INSERT INTO fact SELECT i, i % 8000 + 1, i FROM generate_series(1, 100000) s(i);
INSERT INTO dim SELECT i, i % 10, i FROM generate_series(1, 10000) s(i);
ANALYZE fact, dim;

-- Views the execution plan.
EXPLAIN (COSTS OFF) SELECT COUNT(*) FROM fact, dim
    WHERE fact.did = dim.did AND proj_id < 2;
                                QUERY PLAN
---------------------------------------------------------------------------
 Finalize Aggregate
   ->  Gather Motion 3:1  (slice1; segments: 3)
         ->  Partial Aggregate
               ->  Hash Join
                     Hash Cond: (fact.did = dim.did)
                     ->  RuntimeFilter
                           ->  Seq Scan on fact
                     ->  Hash
                           ->  Broadcast Motion 3:3  (slice2; segments: 3)
                                 ->  Seq Scan on dim
                                       Filter: (proj_id < 2)
 Optimizer: Postgres query optimizer
(12 rows)

The execution plan above shows the RuntimeFilter operator.
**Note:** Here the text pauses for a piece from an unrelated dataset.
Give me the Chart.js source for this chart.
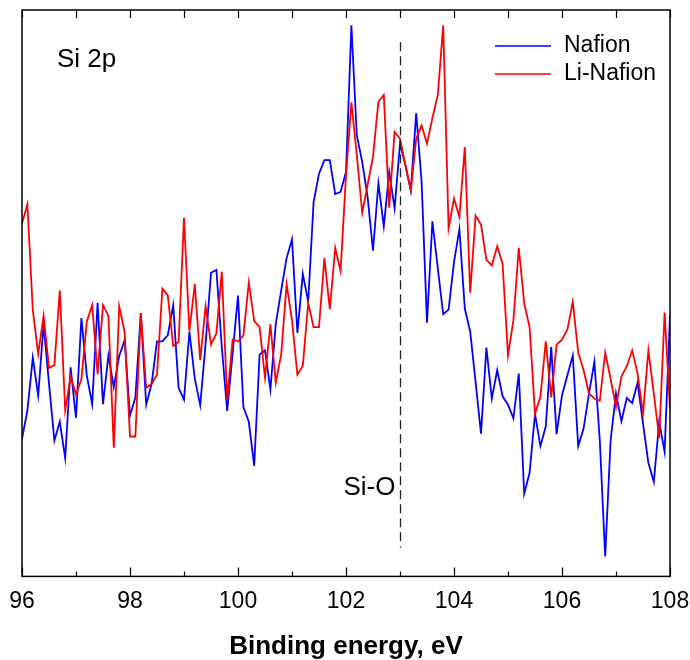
<!DOCTYPE html>
<html>
<head>
<meta charset="utf-8">
<script src="https://cdn.jsdelivr.net/npm/chart.js@4/dist/chart.umd.min.js"></script>
<style>
  html, body { margin: 0; padding: 0; background: #fff; }
  #wrap { width: 690px; height: 660px; }
</style>
</head>
<body>
<div id="wrap"><canvas id="myChart" width="690" height="660"></canvas></div>
<script>
// binding energy grid (eV)
var energy = [
  96.0, 96.1, 96.2, 96.3, 96.4, 96.5, 96.6, 96.7, 96.8, 96.9,
  97.0, 97.1, 97.2, 97.3, 97.4, 97.5, 97.6, 97.7, 97.8, 97.9,
  98.0, 98.1, 98.2, 98.3, 98.4, 98.5, 98.6, 98.7, 98.8, 98.9,
  99.0, 99.1, 99.2, 99.3, 99.4, 99.5, 99.6, 99.7, 99.8, 99.9,
  100.0, 100.1, 100.2, 100.3, 100.4, 100.5, 100.6, 100.7, 100.8, 100.9,
  101.0, 101.1, 101.2, 101.3, 101.4, 101.5, 101.6, 101.7, 101.8, 101.9,
  102.0, 102.1, 102.2, 102.3, 102.4, 102.5, 102.6, 102.7, 102.8, 102.9,
  103.0, 103.1, 103.2, 103.3, 103.4, 103.5, 103.6, 103.7, 103.8, 103.9,
  104.0, 104.1, 104.2, 104.3, 104.4, 104.5, 104.6, 104.7, 104.8, 104.9,
  105.0, 105.1, 105.2, 105.3, 105.4, 105.5, 105.6, 105.7, 105.8, 105.9,
  106.0, 106.1, 106.2, 106.3, 106.4, 106.5, 106.6, 106.7, 106.8, 106.9,
  107.0, 107.1, 107.2, 107.3, 107.4, 107.5, 107.6, 107.7, 107.8, 107.9,
  108.0
];

// intensity, arbitrary units
var nafion = [
  24.3, 29.3, 38.6, 31.9, 44.6, 34.0, 24.0, 27.3, 20.9, 36.9,
  28.0, 45.6, 35.5, 30.4, 48.3, 30.4, 39.0, 33.4, 38.9, 41.7,
  28.4, 31.6, 46.5, 30.3, 34.0, 41.5, 41.5, 42.6, 47.9, 33.3,
  31.2, 43.2, 34.9, 30.2, 41.1, 53.6, 54.1, 40.5, 29.2, 39.3,
  49.6, 29.9, 27.3, 19.5, 39.2, 39.9, 33.0, 44.6, 50.5, 56.2,
  59.5, 43.0, 53.4, 48.5, 66.1, 71.1, 73.5, 73.5, 67.5, 67.9,
  71.4, 97.3, 77.9, 73.2, 67.0, 57.5, 69.4, 61.8, 71.4, 65.0,
  76.4, 72.6, 68.2, 81.8, 69.7, 44.8, 62.7, 54.4, 46.3, 47.1,
  55.5, 61.3, 47.3, 43.2, 34.3, 25.2, 40.4, 31.4, 36.4, 31.8,
  30.3, 27.9, 35.8, 14.6, 18.3, 28.7, 23.0, 26.5, 40.5, 25.1,
  32.0, 35.5, 39.0, 23.0, 26.1, 32.3, 37.9, 24.0, 3.5, 24.0,
  32.3, 27.4, 31.5, 30.6, 34.2, 27.0, 20.0, 16.7, 27.3, 22.0,
  46.1
];

var liNafion = [
  62.3, 65.7, 47.0, 39.3, 46.0, 36.8, 37.3, 50.5, 29.3, 35.3,
  32.1, 34.8, 45.0, 47.9, 35.7, 47.9, 46.0, 22.7, 47.7, 43.2,
  24.7, 24.7, 46.4, 33.3, 34.0, 35.6, 50.8, 49.6, 40.7, 41.4,
  63.3, 43.3, 51.6, 38.2, 47.7, 41.0, 42.9, 53.8, 31.1, 41.8,
  41.5, 42.5, 51.9, 45.1, 44.0, 35.1, 44.5, 34.2, 39.2, 51.6,
  45.2, 35.6, 37.2, 48.2, 44.0, 44.0, 56.2, 47.2, 58.0, 53.9,
  70.8, 83.7, 74.4, 64.2, 69.1, 74.1, 83.8, 85.0, 65.1, 78.5,
  77.3, 72.6, 68.1, 77.3, 79.6, 76.4, 80.9, 85.0, 97.3, 61.5,
  66.7, 63.5, 75.8, 50.1, 63.7, 62.1, 55.9, 54.9, 58.3, 55.2,
  39.0, 45.2, 58.0, 48.2, 44.0, 28.7, 31.7, 41.5, 31.6, 40.9,
  41.8, 43.6, 48.5, 39.5, 36.4, 32.3, 31.4, 31.0, 39.5, 34.9,
  29.9, 35.3, 37.1, 39.9, 35.8, 28.7, 39.9, 32.3, 24.4, 46.6,
  29.6
];

var seriesNames = ["Nafion", "Li-Nafion"];
var tickValues = [96, 97, 98, 99, 100, 101, 102, 103, 104, 105, 106, 107, 108];
var siOEnergy = 103;

function points(ys) {
  var out = [];
  for (var i = 0; i < energy.length; i++) {
    out.push({ x: energy[i], y: ys[i] });
  }
  return out;
}

var FONT = "'Liberation Sans', Arial, sans-serif";

var decorPlugin = {
  id: 'decor',
  afterDatasetsDraw: function (chart) {
    var c = chart.ctx;
    var a = chart.chartArea;
    var xs = chart.scales.x;
    var ys = chart.scales.y;
    c.save();

    // frame
    c.strokeStyle = '#000';
    c.lineWidth = 1.5;
    c.strokeRect(a.left, a.top, a.right - a.left, a.bottom - a.top);

    // inward ticks, top and bottom
    c.lineWidth = 1.2;
    tickValues.forEach(function (v) {
      var px = Math.round(xs.getPixelForValue(v)) + 0.5;
      var len = (v % 2 === 0) ? 9 : 5;
      c.beginPath();
      c.moveTo(px, a.bottom);
      c.lineTo(px, a.bottom - len);
      c.moveTo(px, a.top);
      c.lineTo(px, a.top + 8);
      c.stroke();
    });

    // Si-O reference line
    var dx = Math.round(xs.getPixelForValue(siOEnergy)) + 0.5;
    c.setLineDash([9, 5]);
    c.lineWidth = 1.3;
    c.strokeStyle = '#222';
    c.beginPath();
    c.moveTo(dx, ys.getPixelForValue(94.3));
    c.lineTo(dx, ys.getPixelForValue(5.1));
    c.stroke();
    c.setLineDash([]);

    // labels
    c.fillStyle = '#000';
    c.textBaseline = 'middle';
    c.textAlign = 'left';
    c.font = '26px ' + FONT;
    c.fillText('Si 2p', a.left + 35, a.top + 50);
    c.textAlign = 'right';
    c.font = '26px ' + FONT;
    c.fillText('Si-O', dx - 5, ys.getPixelForValue(15.6));

    // legend
    c.textAlign = 'left';
    c.font = '23px ' + FONT;
    chart.data.datasets.forEach(function (ds, i) {
      var ly = a.top + 36 + i * 28;
      c.strokeStyle = ds.borderColor;
      c.lineWidth = 1.5;
      c.beginPath();
      c.moveTo(a.left + 473, ly);
      c.lineTo(a.left + 529, ly);
      c.stroke();
      c.fillStyle = '#000';
      c.fillText(ds.label, a.left + 542, ly);
    });

    c.restore();
  }
};

var ctx = document.getElementById("myChart");

var chart = new Chart(ctx, {
  type: 'line',
  data: {
    datasets: [{
      label: seriesNames[0],
      data: points(nafion),
      borderColor: '#0000ff',
      borderWidth: 1.8,
      pointRadius: 0,
      tension: 0,
      fill: false,
      order: 1
    }, {
      label: seriesNames[1],
      data: points(liNafion),
      borderColor: '#ff0000',
      borderWidth: 1.8,
      pointRadius: 0,
      tension: 0,
      fill: false,
      order: 0
    }]
  },
  options: {
    responsive: false,
    animation: false,
    layout: {
      padding: { left: 22, right: 20, top: 10, bottom: 0 }
    },
    plugins: {
      legend: { display: false },
      tooltip: { enabled: false }
    },
    scales: {
      x: {
        type: 'linear',
        min: 96,
        max: 108,
        grid: { display: false, tickLength: 0 },
        border: { display: false },
        afterFit: function (scale) {
          // tick labels may hang past the frame, as in the original
          scale.paddingLeft = 0;
          scale.paddingRight = 0;
        },
        ticks: {
          stepSize: 2,
          color: '#000',
          padding: 11,
          font: { size: 23, family: FONT }
        },
        title: {
          display: true,
          text: 'Binding energy, eV',
          color: '#000',
          font: { size: 26, weight: 'bold', family: FONT, lineHeight: 1 },
          padding: { top: 8, bottom: 0 }
        }
      },
      y: {
        display: false,
        min: 0,
        max: 100
      }
    }
  },
  plugins: [decorPlugin]
});
</script>
</body>
</html>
To print more execution-related information, you can use EXPLAIN ANALYZE:

->  RuntimeFilter (actual time=0.047..5.976 rows=6682 loops=1)
       Bloom Bits: 1048576
       Extra Text: (seg1)   Inner Processed: 2000, Flase Positive Rate: 0.000000

Example of performance improvement

Using the tables from the ‘Usage examples’ section, we join the fact and dim tables with did as the join key and a condition of project id less than 2. The effect of using RuntimeFilter can be seen from the execution time:

-- RuntimeFilter disabled
EXPLAIN ANALYZE SELECT COUNT(*) FROM fact, dim
    WHERE fact.did = dim.did AND proj_id < 2;

Execution Time: 35956.436 ms

-- RuntimeFilter enabled
SET gp_enable_runtime_filter TO on;
EXPLAIN ANALYZE SELECT COUNT(*) FROM fact, dim
    WHERE fact.did = dim.did AND proj_id < 2;

Execution Time: 18276.112 ms

The above is a partial result from EXPLAIN ANALYZE. In the full result, the scan on the fact table yields 100 million tuples. After being processed by RuntimeFilter, 22 million tuples remain. Finally, after the HashJoin, the expected 20 million tuples are left. The pre-filtering effect is significant, and the time consumption is reduced by approximately 50%.